**Objective:**
Your job is to retype all of the data word for word, leaving every image out.
****************************************
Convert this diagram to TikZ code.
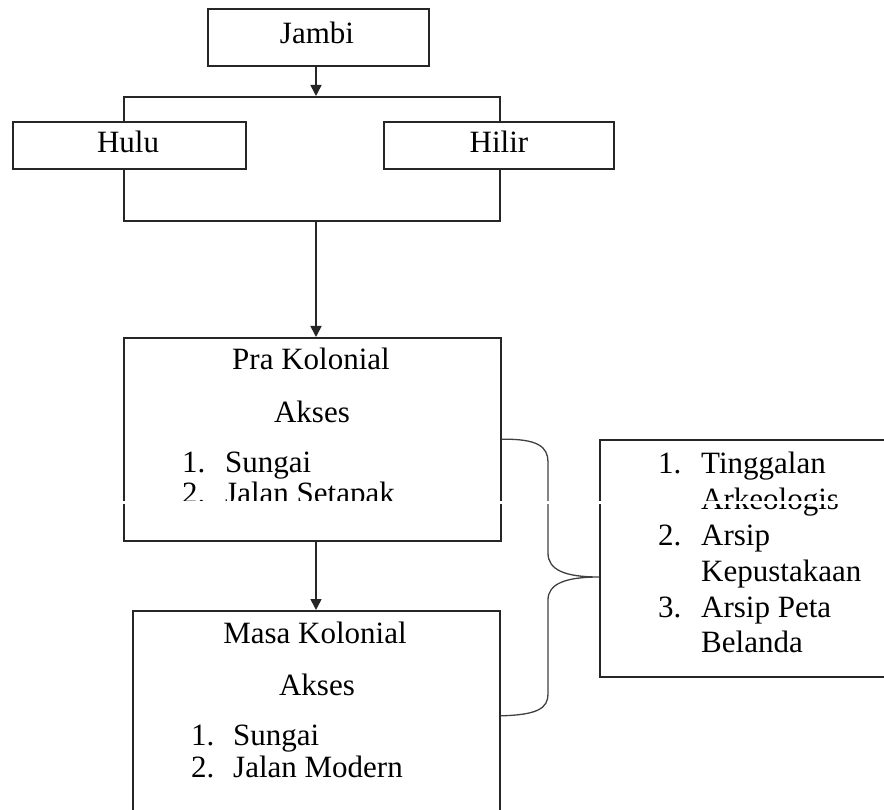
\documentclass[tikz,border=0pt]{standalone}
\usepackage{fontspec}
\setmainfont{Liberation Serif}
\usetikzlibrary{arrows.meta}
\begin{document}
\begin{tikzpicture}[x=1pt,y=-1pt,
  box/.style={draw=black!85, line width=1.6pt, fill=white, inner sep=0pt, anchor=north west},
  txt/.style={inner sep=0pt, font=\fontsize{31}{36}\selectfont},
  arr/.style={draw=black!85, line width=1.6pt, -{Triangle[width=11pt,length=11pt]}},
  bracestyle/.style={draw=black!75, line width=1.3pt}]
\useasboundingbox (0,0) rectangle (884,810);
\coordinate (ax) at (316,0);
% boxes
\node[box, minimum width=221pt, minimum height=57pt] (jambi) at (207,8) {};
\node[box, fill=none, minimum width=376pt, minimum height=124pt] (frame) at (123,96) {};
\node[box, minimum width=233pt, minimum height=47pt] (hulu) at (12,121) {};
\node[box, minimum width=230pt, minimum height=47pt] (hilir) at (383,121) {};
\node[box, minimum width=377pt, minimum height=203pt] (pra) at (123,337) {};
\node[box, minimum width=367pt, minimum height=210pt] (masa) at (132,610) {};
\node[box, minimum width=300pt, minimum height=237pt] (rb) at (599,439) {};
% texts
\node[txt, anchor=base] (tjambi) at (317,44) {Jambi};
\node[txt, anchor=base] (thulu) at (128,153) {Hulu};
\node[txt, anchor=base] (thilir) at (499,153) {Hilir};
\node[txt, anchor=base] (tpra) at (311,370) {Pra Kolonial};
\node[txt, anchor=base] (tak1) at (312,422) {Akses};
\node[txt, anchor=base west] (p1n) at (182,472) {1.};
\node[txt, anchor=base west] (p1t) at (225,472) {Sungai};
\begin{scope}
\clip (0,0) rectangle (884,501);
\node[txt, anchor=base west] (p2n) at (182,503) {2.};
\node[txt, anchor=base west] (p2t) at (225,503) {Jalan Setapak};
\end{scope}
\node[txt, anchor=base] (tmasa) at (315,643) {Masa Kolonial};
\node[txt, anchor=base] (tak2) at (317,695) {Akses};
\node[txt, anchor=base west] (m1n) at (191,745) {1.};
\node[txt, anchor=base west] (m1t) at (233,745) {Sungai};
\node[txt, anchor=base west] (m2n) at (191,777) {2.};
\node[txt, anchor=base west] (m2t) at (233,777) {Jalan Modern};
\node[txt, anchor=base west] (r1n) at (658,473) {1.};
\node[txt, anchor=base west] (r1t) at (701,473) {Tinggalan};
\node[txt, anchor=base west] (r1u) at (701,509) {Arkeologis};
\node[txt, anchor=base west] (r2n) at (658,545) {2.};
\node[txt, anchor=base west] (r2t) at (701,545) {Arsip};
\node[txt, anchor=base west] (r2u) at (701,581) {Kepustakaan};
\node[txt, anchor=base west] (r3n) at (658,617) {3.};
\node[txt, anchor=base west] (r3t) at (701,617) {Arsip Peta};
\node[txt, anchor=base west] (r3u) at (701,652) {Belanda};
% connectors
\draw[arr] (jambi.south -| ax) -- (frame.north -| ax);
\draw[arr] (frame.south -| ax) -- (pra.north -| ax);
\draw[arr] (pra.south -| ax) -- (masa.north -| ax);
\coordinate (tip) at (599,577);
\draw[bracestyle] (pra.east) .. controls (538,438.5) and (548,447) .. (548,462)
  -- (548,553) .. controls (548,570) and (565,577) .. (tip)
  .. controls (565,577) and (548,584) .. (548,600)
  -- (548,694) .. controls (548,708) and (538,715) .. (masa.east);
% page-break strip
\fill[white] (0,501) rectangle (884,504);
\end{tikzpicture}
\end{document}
****************************************
**Correct output:**
Convert this diagram to TikZ code.
\documentclass[tikz,border=0pt]{standalone}
\usepackage{fontspec}
\setmainfont{Liberation Serif}
\usetikzlibrary{arrows.meta}
\begin{document}
\begin{tikzpicture}[x=1pt,y=-1pt,
  box/.style={draw=black!85, line width=1.6pt, fill=white, inner sep=0pt, anchor=north west},
  txt/.style={inner sep=0pt, font=\fontsize{31}{36}\selectfont},
  arr/.style={draw=black!85, line width=1.6pt, -{Triangle[width=11pt,length=11pt]}},
  bracestyle/.style={draw=black!75, line width=1.3pt}]
\useasboundingbox (0,0) rectangle (884,810);
\coordinate (ax) at (316,0);
% boxes
\node[box, minimum width=221pt, minimum height=57pt] (jambi) at (207,8) {};
\node[box, fill=none, minimum width=376pt, minimum height=124pt] (frame) at (123,96) {};
\node[box, minimum width=233pt, minimum height=47pt] (hulu) at (12,121) {};
\node[box, minimum width=230pt, minimum height=47pt] (hilir) at (383,121) {};
\node[box, minimum width=377pt, minimum height=203pt] (pra) at (123,337) {};
\node[box, minimum width=367pt, minimum height=210pt] (masa) at (132,610) {};
\node[box, minimum width=300pt, minimum height=237pt] (rb) at (599,439) {};
% texts
\node[txt, anchor=base] (tjambi) at (317,44) {Jambi};
\node[txt, anchor=base] (thulu) at (128,153) {Hulu};
\node[txt, anchor=base] (thilir) at (499,153) {Hilir};
\node[txt, anchor=base] (tpra) at (311,370) {Pra Kolonial};
\node[txt, anchor=base] (tak1) at (312,422) {Akses};
\node[txt, anchor=base west] (p1n) at (182,472) {1.};
\node[txt, anchor=base west] (p1t) at (225,472) {Sungai};
\begin{scope}
\clip (0,0) rectangle (884,501);
\node[txt, anchor=base west] (p2n) at (182,503) {2.};
\node[txt, anchor=base west] (p2t) at (225,503) {Jalan Setapak};
\end{scope}
\node[txt, anchor=base] (tmasa) at (315,643) {Masa Kolonial};
\node[txt, anchor=base] (tak2) at (317,695) {Akses};
\node[txt, anchor=base west] (m1n) at (191,745) {1.};
\node[txt, anchor=base west] (m1t) at (233,745) {Sungai};
\node[txt, anchor=base west] (m2n) at (191,777) {2.};
\node[txt, anchor=base west] (m2t) at (233,777) {Jalan Modern};
\node[txt, anchor=base west] (r1n) at (658,473) {1.};
\node[txt, anchor=base west] (r1t) at (701,473) {Tinggalan};
\node[txt, anchor=base west] (r1u) at (701,509) {Arkeologis};
\node[txt, anchor=base west] (r2n) at (658,545) {2.};
\node[txt, anchor=base west] (r2t) at (701,545) {Arsip};
\node[txt, anchor=base west] (r2u) at (701,581) {Kepustakaan};
\node[txt, anchor=base west] (r3n) at (658,617) {3.};
\node[txt, anchor=base west] (r3t) at (701,617) {Arsip Peta};
\node[txt, anchor=base west] (r3u) at (701,652) {Belanda};
% connectors
\draw[arr] (jambi.south -| ax) -- (frame.north -| ax);
\draw[arr] (frame.south -| ax) -- (pra.north -| ax);
\draw[arr] (pra.south -| ax) -- (masa.north -| ax);
\coordinate (tip) at (599,577);
\draw[bracestyle] (pra.east) .. controls (538,438.5) and (548,447) .. (548,462)
  -- (548,553) .. controls (548,570) and (565,577) .. (tip)
  .. controls (565,577) and (548,584) .. (548,600)
  -- (548,694) .. controls (548,708) and (538,715) .. (masa.east);
% page-break strip
\fill[white] (0,501) rectangle (884,504);
\end{tikzpicture}
\end{document}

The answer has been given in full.